How can I improve my mental discipline in stock investing?

By PriyaSahu

Mental discipline is essential in stock investing to make rational decisions, manage emotions, and stay committed to a long-term strategy. Developing patience, controlling impulses, and following a structured approach can significantly improve investment outcomes.



1. Develop a Clear Investment Plan

A well-structured plan prevents impulsive decisions and keeps you focused on long-term goals.

  • Define your strategy: Decide if you are a value investor, growth investor, or a trader.
  • Stick to your plan: Avoid deviating due to market noise or temporary fluctuations.

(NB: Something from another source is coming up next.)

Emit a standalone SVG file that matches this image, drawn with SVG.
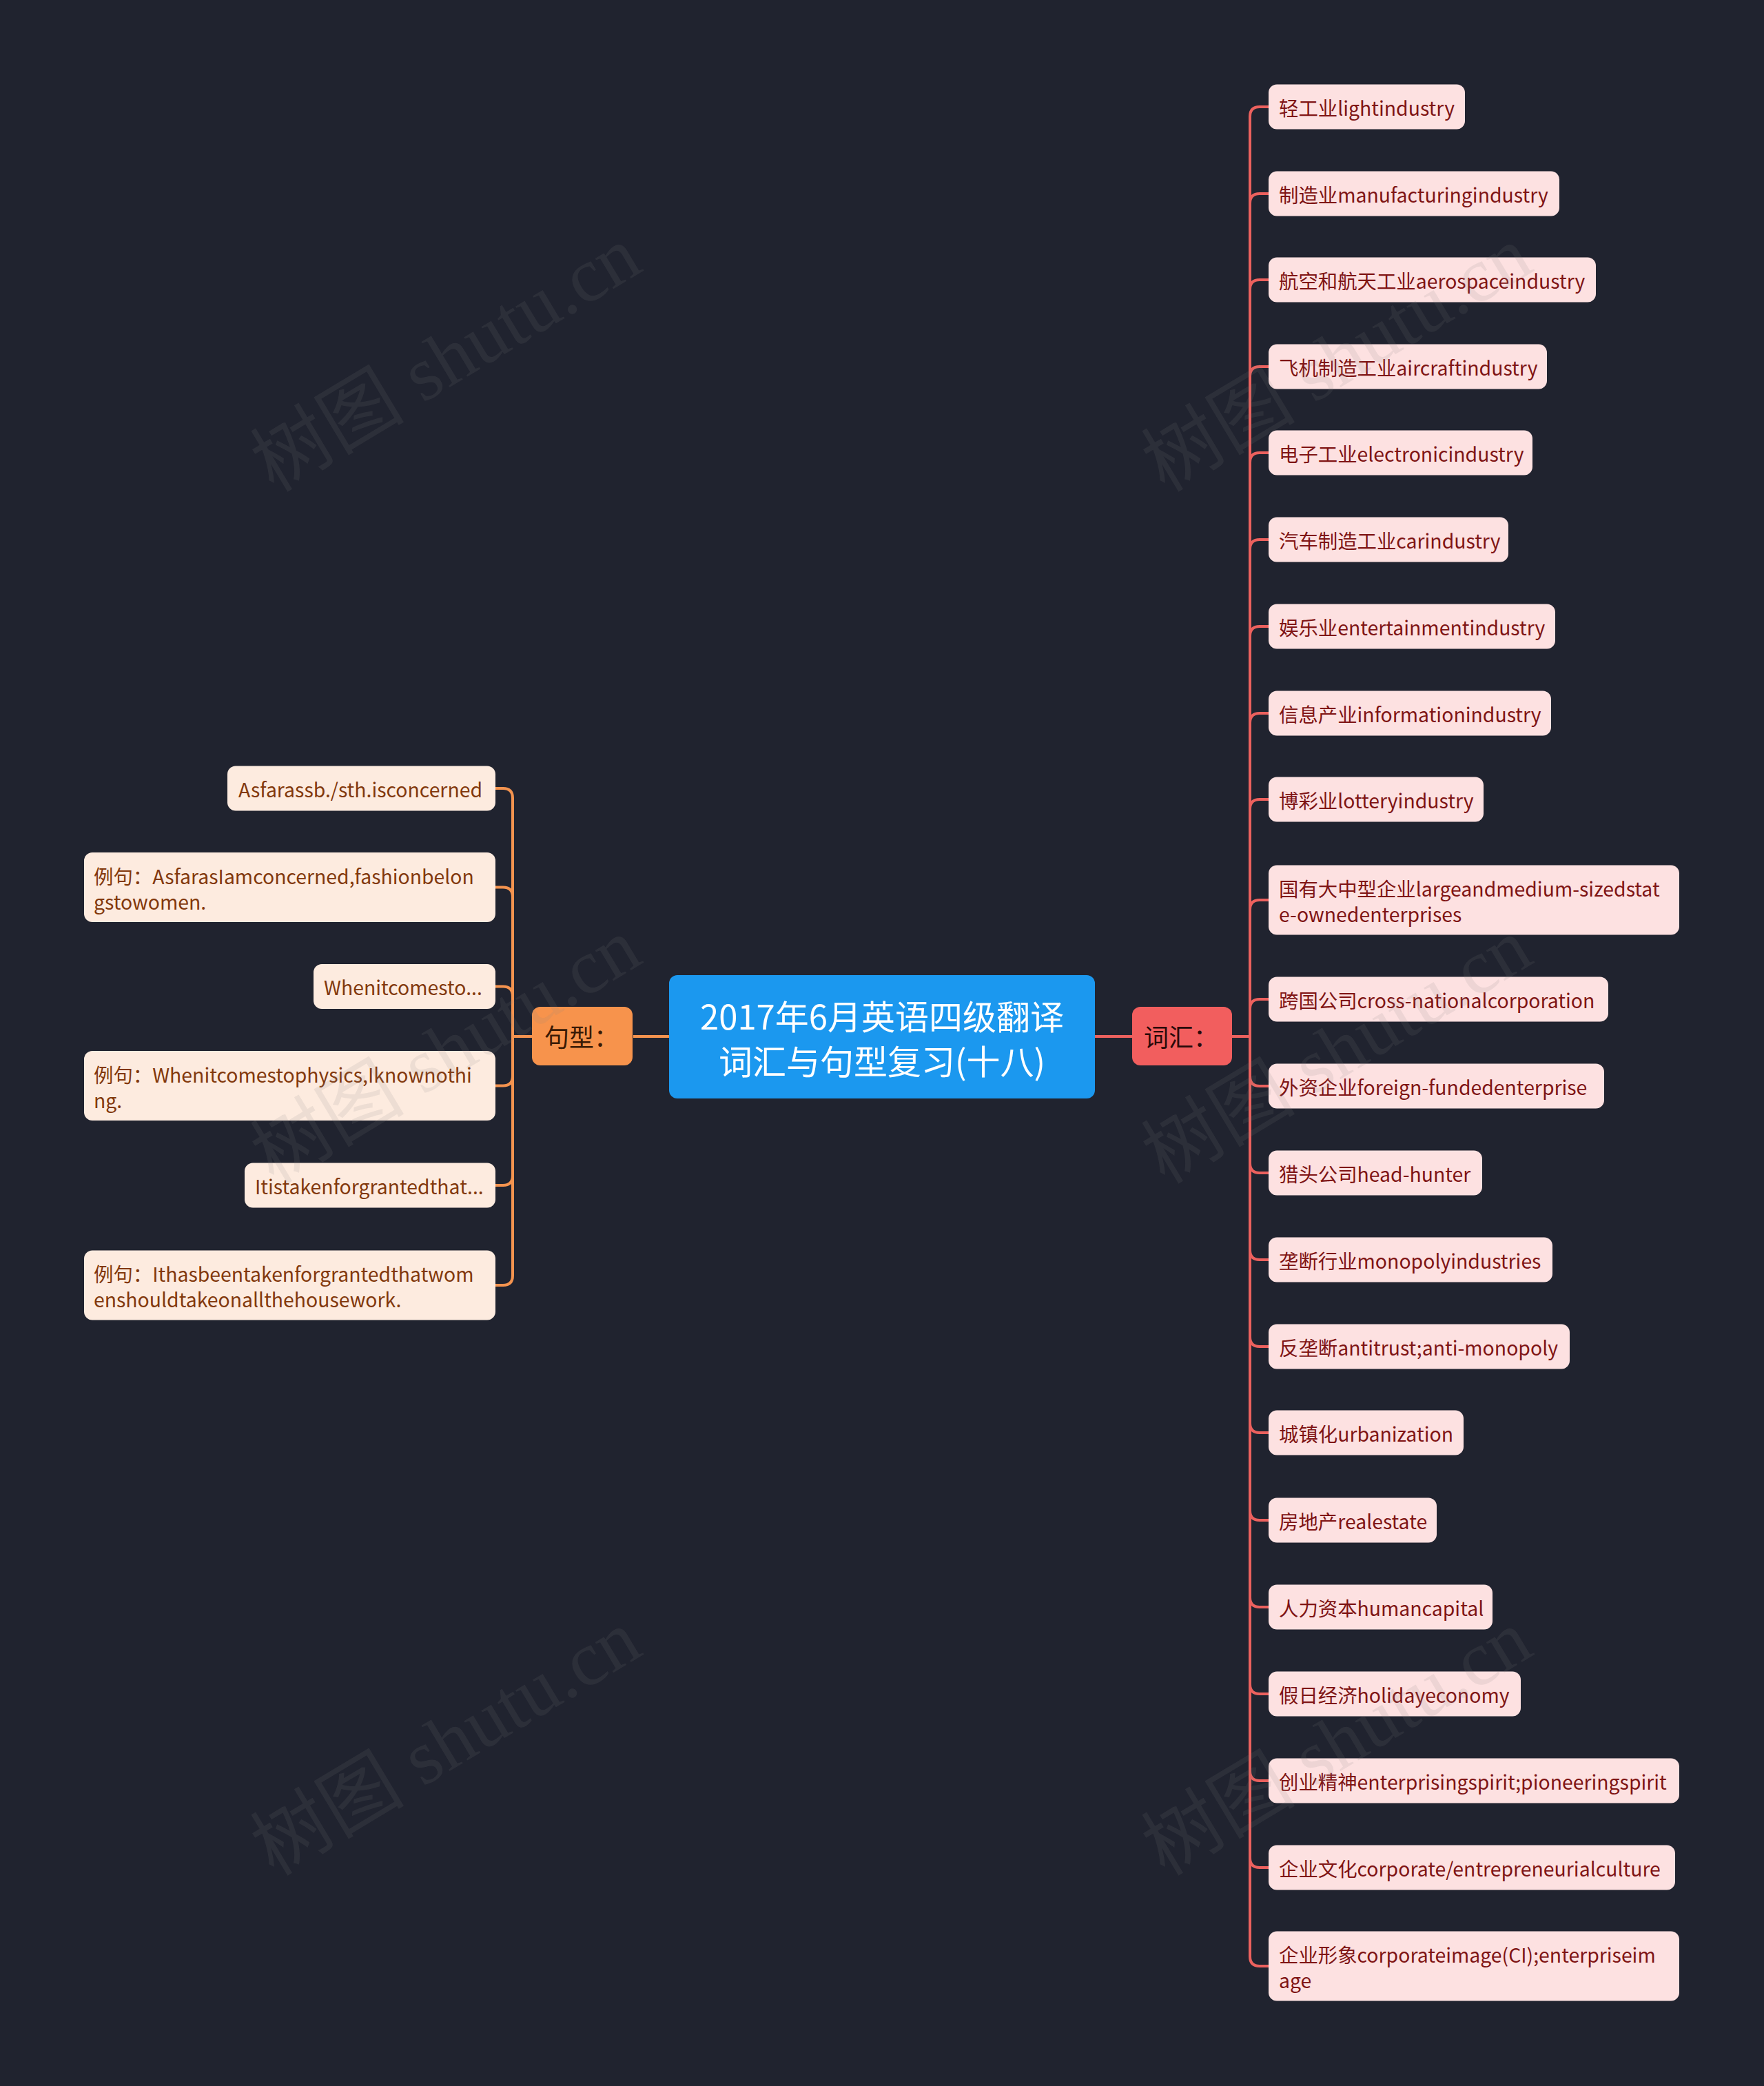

2. Manage Emotions Effectively

Fear and greed often lead to poor investment choices. Controlling emotions ensures logical decision-making.

  • Avoid panic selling: Market downturns are temporary; focus on the bigger picture.
  • Ignore market hype: Don't buy stocks just because they are trending.


3. Follow a Risk Management Strategy

Managing risks helps prevent major financial setbacks and ensures long-term success.

  • Use stop-loss orders: Protect your investments from unexpected downturns.
  • Diversify your portfolio: Reduce risk by investing across multiple sectors.


4. Stay Informed but Avoid Overtrading

Keeping up with market news is crucial, but acting on every small movement can be harmful.

  • Follow credible sources: Rely on financial reports and expert analysis instead of rumors.
  • Trade only when necessary: Excessive trading can lead to higher costs and lower returns.


5. Keep a Long-Term Perspective

Short-term market movements can be unpredictable. A long-term approach leads to better results.

  • Invest with patience: Stocks need time to grow and reach their full potential.
  • Avoid daily distractions: Market fluctuations should not dictate your investment decisions.